Most of us do not have up-to-date estate plans on how we want our heirs and/or charities to act. First, we have to decide whether or not we envision our current operating activities surviving us. Second, we need to contemplate a rapacious US Internal Revenue Service putting a high price on our business assets. Having been consulted by these people, I know one of the standards in placing a valuation on financial services companies is to determine what a third party would pay for the assets. There is a huge gap between the value that a competitor might pay for a sound operating business and what would be paid by an absentee owner of the free cash flow that a company can throw off. Taxes will have to be paid before an owner’s heirs get their money unless an installment payment is negotiated. These considerations lead to the need for training.
The reason most people become entrepreneurs is that they do not fit comfortably within others’ organizations. As my good wife Ruth reminds me, like many entrepreneurs, I do not deal well with chaos that I do not create. Rarely do entrepreneurial people enter most industries with the object of managing people. They want to manage money, ideas or a few key relationships. While there are numerous trainees in our business community, they are being trained as functionaries to complete various, at times, important tasks. Rarely is time devoted to the training required to make big, as well as everyday, decisions. Talented entrepreneurs are extremely well-disciplined internally and require the exacting work of subordinates. However, it is natural for these Type “A” personalities to immediately make important decisions themselves, perhaps consulting perceived experts. Rarely to they go to key subordinates and ask them how they would make key decisions. Even rarer do they ask how the decision of the subordinate would be different than that of the owner. (Unless this is done, the feedback is “copy-cat,” and may not be representative of what the subordinate/leader-to-be will do.) One of the most difficult tasks of a leader with a potential leader is to let the manager in training make mistakes. All mistakes should be learning experiences for both the teacher and the pupil, but there is a limit as to the price the firm can pay for this kind of learning experience. Some portion of each day, week and month will need to be devoted to this crucial training,
If you can not locate acceptable entrepreneurs-in-training, then your business heirs need to have a well-developed plan to sell the assets that recognize the diminished value of the company without your presence. Hopefully, the IRS will accept the immediate sales price as the valuation for estate tax purposes.
The various administrative details of settling an estate can be handled by lawyers, accountants, executors and trustees. All they are dealing with is the numbers that you have left behind. For many of us, our concern is for the lives of those that we have left. If we want them to conduct themselves in a particular fashion, we must train them to do so. One should not rely on the training your heirs got growing up. They are different now and most importantly, their financial lives as well as their emotional lives are different. Just as one needs to find the time to train someone to succeed the entrepreneur in business, one should commit to training your spousal partner at home, children, grandchildren, nieces and nephews. All can learn that the ultimate destruction of wealth comes much more from excessive spending than from investment mistakes. I have seen too many instances where money has been spent on the pleasures of the moment, acquisitions of assets that have done little to improve people’s lives now and more importantly in the future.
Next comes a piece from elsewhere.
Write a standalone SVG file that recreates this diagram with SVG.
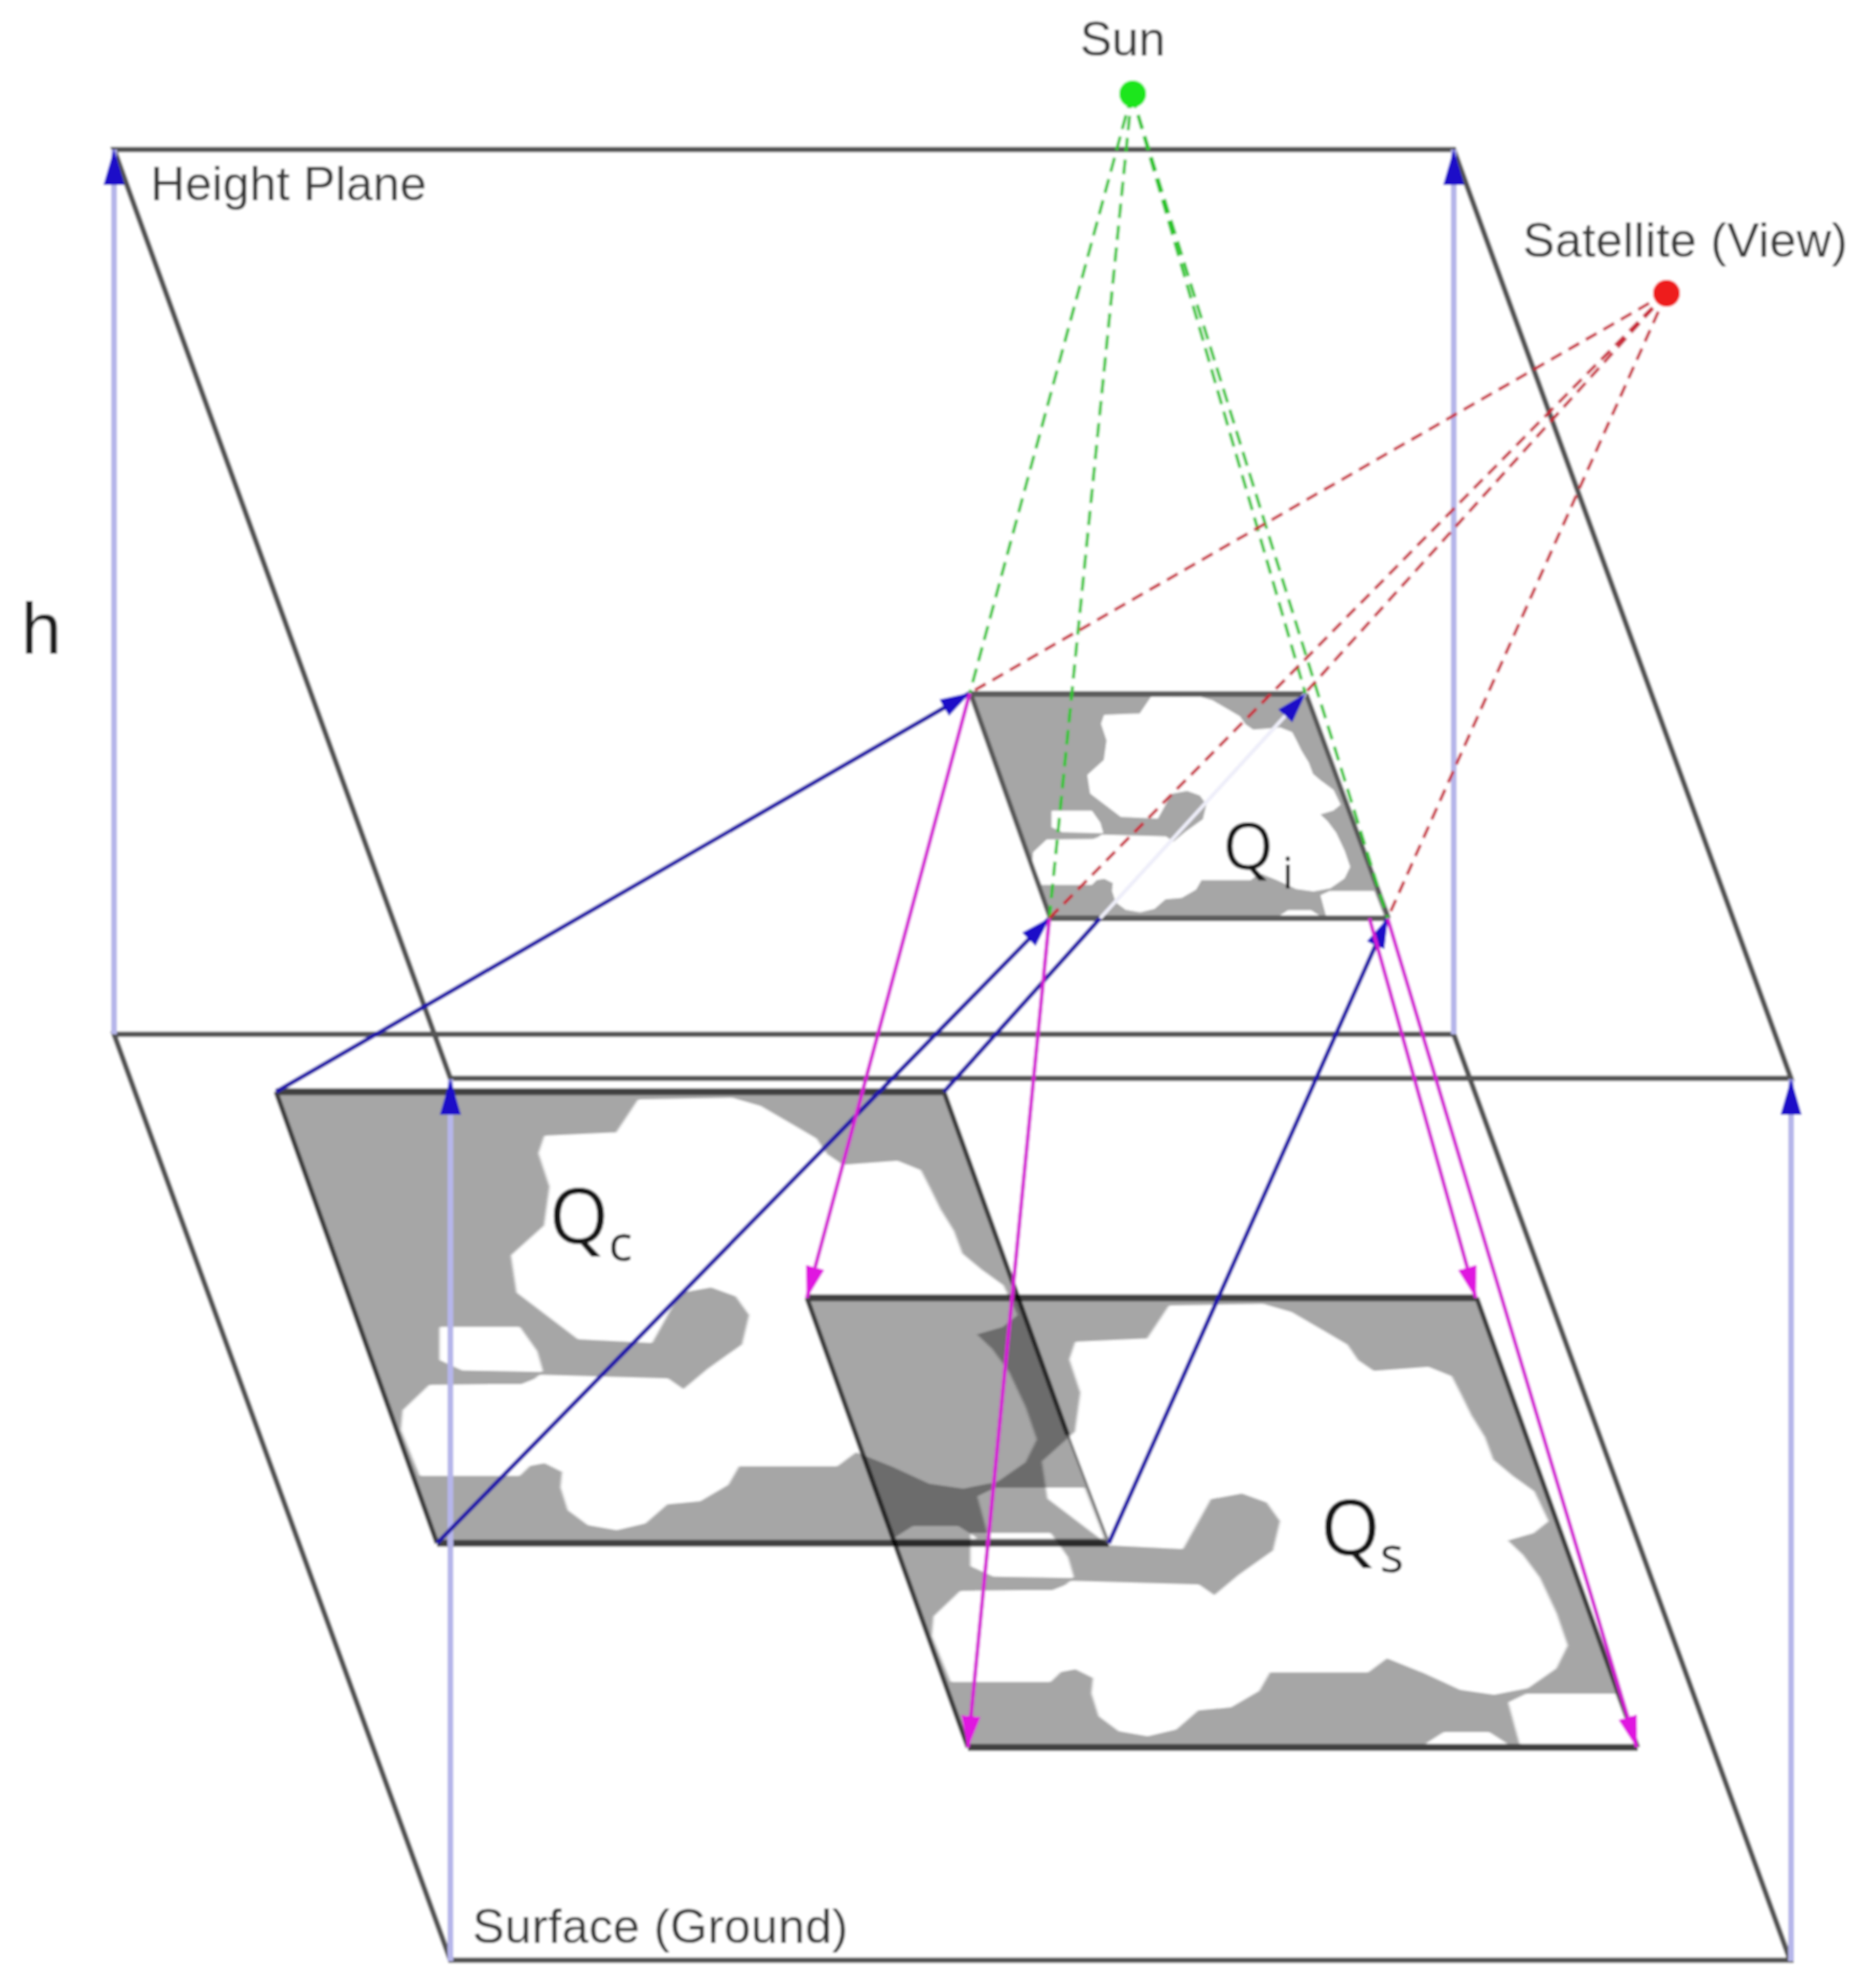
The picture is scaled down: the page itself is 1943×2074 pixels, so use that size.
<svg xmlns="http://www.w3.org/2000/svg" xmlns:xlink="http://www.w3.org/1999/xlink" width="1943" height="2074" viewBox="0 0 1943 2074">
<style>
.plane{fill:none;stroke:#545454;stroke-width:5.5;stroke-linejoin:miter}
.gray{fill:#a6a6a6}
.white{fill:#fff;stroke:#fff;stroke-width:8;stroke-linejoin:round}
.cl{filter:url(#smooth)}
.edgeH{stroke:#404040;stroke-width:7;fill:none}
.edgeS{stroke:#404040;stroke-width:5;fill:none}
.thin{stroke:#808080;stroke-width:3;fill:none}
.mul{mix-blend-mode:multiply}
.up{stroke:#b6b6ea;stroke-width:6;fill:none;marker-end:url(#ah)}
.blue{stroke:#2018a8;stroke-width:4.5;fill:none}
.bluea{stroke:#2018a8;stroke-width:4.5;fill:none;marker-end:url(#ab)}
.mag{stroke:#d41cd4;stroke-width:4;fill:none;marker-end:url(#am)}
.grn{stroke:#2cc42c;stroke-width:3.2;fill:none;stroke-dasharray:15 8}
.red{stroke:#c82838;stroke-width:3.2;fill:none;stroke-dasharray:13 8}
.lbl{font-family:"Liberation Sans",Arial,sans-serif;font-size:50px;fill:#383838}
.q{font-family:"Open Sans","DejaVu Sans",sans-serif;fill:#141414}
</style>
<defs>
<filter id="soft" filterUnits="userSpaceOnUse" x="0" y="0" width="1943" height="2074"><feGaussianBlur stdDeviation="0.9"/></filter>
<filter id="smooth" filterUnits="userSpaceOnUse" x="0" y="0" width="1943" height="2074"><feGaussianBlur stdDeviation="1.6"/></filter>
<marker id="ah" markerUnits="userSpaceOnUse" markerWidth="38" markerHeight="24" refX="37" refY="12" viewBox="0 0 38 24" orient="auto"><path d="M0,1 L38,12 L0,23 Z" fill="#1a10c8"/></marker>
<marker id="ab" markerUnits="userSpaceOnUse" markerWidth="32" markerHeight="22" refX="31" refY="11" viewBox="0 0 32 22" orient="auto"><path d="M0,1 L32,11 L0,21 Z" fill="#1a10c8"/></marker>
<marker id="am" markerUnits="userSpaceOnUse" markerWidth="34" markerHeight="22" refX="33" refY="11" viewBox="0 0 34 22" orient="auto"><path d="M0,1 L34,11 L0,21 Z" fill="#e018e0"/></marker>
<g id="cloud">
<path class="white" d="M682,70 L850,65 900,90 960,150 1000,190 1020,240 1050,275 1150,262 1190,290 1205,340 1225,410 1250,480 1265,550 1300,600 1340,650 1365,740 1340,775 1290,800 1320,850 1350,920 1380,1030 1400,1130 1380,1200 1330,1260 1270,1280 1210,1265 1140,1210 1075,1165 1040,1210 860,1210 840,1270 790,1320 730,1330 690,1390 640,1410 590,1395 555,1350 542,1280 545,1230 510,1200 480,1210 462,1240 285,1240 252,1100 255,1040 302,963 470,960 492,945 502,932 732,943 762,979 810,910 872,834 885,740 860,680 812,650 752,669 702,824 572,813 462,669 452,555 512,462 522,338 502,235 512,183 642,173 Z"/>
<path class="white" d="M322,782 L462,782 492,855 502,915 360,910 322,880 Z"/>
<path class="white" d="M1300,1310 L1330,1285 1488,1285 1522,1436 1320,1436 Z"/>
<path class="white" d="M1150,1438 L1180,1405 1260,1405 1290,1438 Z"/>
</g>
</defs>
<g filter="url(#soft)">
<rect width="1943" height="2074" fill="#fff"/>
<g id="height-plane">
<path class="plane" d="M119,156 H1517 L1869,1125 H470 Z"/>
<text class="lbl" x="157" y="209" textLength="288">Height Plane</text>
</g>
<g id="surface-ground">
<path class="plane" d="M119,1079 H1517 L1868,2045 H470 Z"/>
<text class="lbl" x="493" y="2027" textLength="392">Surface (Ground)</text>
</g>
<g id="q-s" class="mul">
<path class="gray" d="M842,1354 H1541 L1709,1823 H1010 Z"/>
<use class="cl" xlink:href="#cloud" href="#cloud" transform="matrix(0.574,0,0,0.3333,830,1340)"/>
<path class="edgeH" d="M842,1354 H1541 M1010,1823 H1709"/>
<path class="edgeS" d="M842,1354 L1010,1823 M1541,1354 L1709,1823"/>
<text class="q" font-size="80" x="1378" y="1622">Q<tspan font-size="52" x="1440" y="1640">s</tspan></text>
</g>
<g id="q-c" class="mul">
<path class="gray" d="M288,1139 H985 L1157,1610 H456 Z"/>
<use class="cl" xlink:href="#cloud" href="#cloud" transform="matrix(0.574,0,0,0.3333,276,1125)"/>
<path class="edgeH" d="M288,1139 H985 M456,1610 H1157"/>
<path class="edgeS" d="M288,1139 L456,1610 M985,1139 L1114,1497"/>
<path class="thin" d="M1114,1497 L1157,1610"/>
<text class="q" font-size="80" x="573" y="1297">Q<tspan font-size="52" x="635" y="1315">c</tspan></text>
</g>
<g id="q-i">
<path class="gray" d="M1013,724 H1363 L1449,958 H1096 Z"/>
<use class="cl" xlink:href="#cloud" href="#cloud" transform="matrix(0.287,0,0,0.1667,1006,716)"/>
<path d="M1013,724 H1363 M1096,958 H1449" stroke="#5c5c5c" stroke-width="6" fill="none"/>
<path d="M1013,724 L1096,958 M1363,724 L1449,958" stroke="#585858" stroke-width="5" fill="none"/>
<text class="q" font-size="68" x="1276" y="907">Q<tspan font-size="46" x="1338" y="927">i</tspan></text>
</g>
<g id="connectors">
<line class="up" x1="119" y1="1079" x2="119" y2="156"/>
<line class="up" x1="1517" y1="1079" x2="1517" y2="156"/>
<line class="up" x1="470" y1="2046" x2="470" y2="1126"/>
<line class="up" x1="1869" y1="2046" x2="1869" y2="1126"/>
<line class="bluea" x1="288" y1="1139" x2="1012" y2="723"/>
<line class="bluea" x1="456" y1="1610" x2="1095" y2="958"/>
<line class="blue" x1="985" y1="1139" x2="1148" y2="958"/>
<line stroke="#eeeef9" stroke-width="4" marker-end="url(#ab)" x1="1148" y1="958" x2="1362" y2="724"/>
<line class="bluea" x1="1157" y1="1610" x2="1448" y2="958"/>
<line class="mag" x1="1012" y1="723" x2="842" y2="1354"/>
<line class="mag" x1="1095" y1="958" x2="1010" y2="1823"/>
<line class="mag" x1="1429" y1="958" x2="1540" y2="1354"/>
<line class="mag" x1="1448" y1="958" x2="1708" y2="1823"/>
<g>
<line class="grn" x1="1181" y1="98" x2="1012" y2="723"/>
<line class="grn" x1="1181" y1="98" x2="1095" y2="958"/>
<line class="grn" x1="1181" y1="98" x2="1362" y2="723"/>
<line class="grn" x1="1181" y1="98" x2="1448" y2="958"/>
</g>
<g>
<line class="red" x1="1739" y1="306" x2="1012" y2="723"/>
<line class="red" x1="1739" y1="306" x2="1095" y2="958"/>
<line class="red" x1="1739" y1="306" x2="1362" y2="723"/>
<line class="red" x1="1739" y1="306" x2="1448" y2="958"/>
</g>
</g>
<g id="sun">
<circle cx="1182" cy="98" r="14" fill="#1ee61e"/>
<text class="lbl" x="1127" y="58">Sun</text>
</g>
<g id="satellite">
<circle cx="1739" cy="306" r="14" fill="#ee1c1c"/>
<text class="lbl" x="1589" y="268" textLength="339">Satellite (View)</text>
</g>
<g id="height-label">
<text x="22" y="682" font-family="'Liberation Sans',Arial,sans-serif" font-size="76" fill="#1c1c1c">h</text>
</g>
</g>
</svg>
Some of the heirs need to become aware of various investment considerations, this may be particularly important in the succeeding generations. The financial aptitude of the heirs, including favored charities, has a lot to do with the proper construction of the investment plan that underlies the estate. A few heirs can be given some well-earned discretion, others not. Life-long spending patterns are an important input into these plans. One should examine the practices of favored charities in order to develop an appropriate giving plan. Some wonderful and very worthwhile groups lack some financial discipline or expertise and should be supported with those limitations in mind.
External Help is Available
Some people of wealth will want to develop their own plans and training arrangements. However, there are external sources that are available that can provide both educational and investment expertise to the extent desired.
I would be happy to discuss this off-line with anyone in this situation.
“Whether you are doing it or not, it is happening.” This belief in succession training for business owners was the essential message I gave recently to an audience of financial services entrepreneurs who live or work near Summit, NJ. My talk was before a the second meeting of a group called The Summit Roundtable (TSR), which was modeled loosely on the Greenwich Roundtable. The group needed a speaker that would attract members of the widely defined financial services industry before the group started to attract potential clients for hedge and private equity funds.
The Inevitable End Game
The key from my point of view is that the termination of one’s control of operating and financial assets is inevitable, but the date is uncertain. To have a reasonable chance to accomplish to what we want of our lives, we should plan and probably increase our training efforts.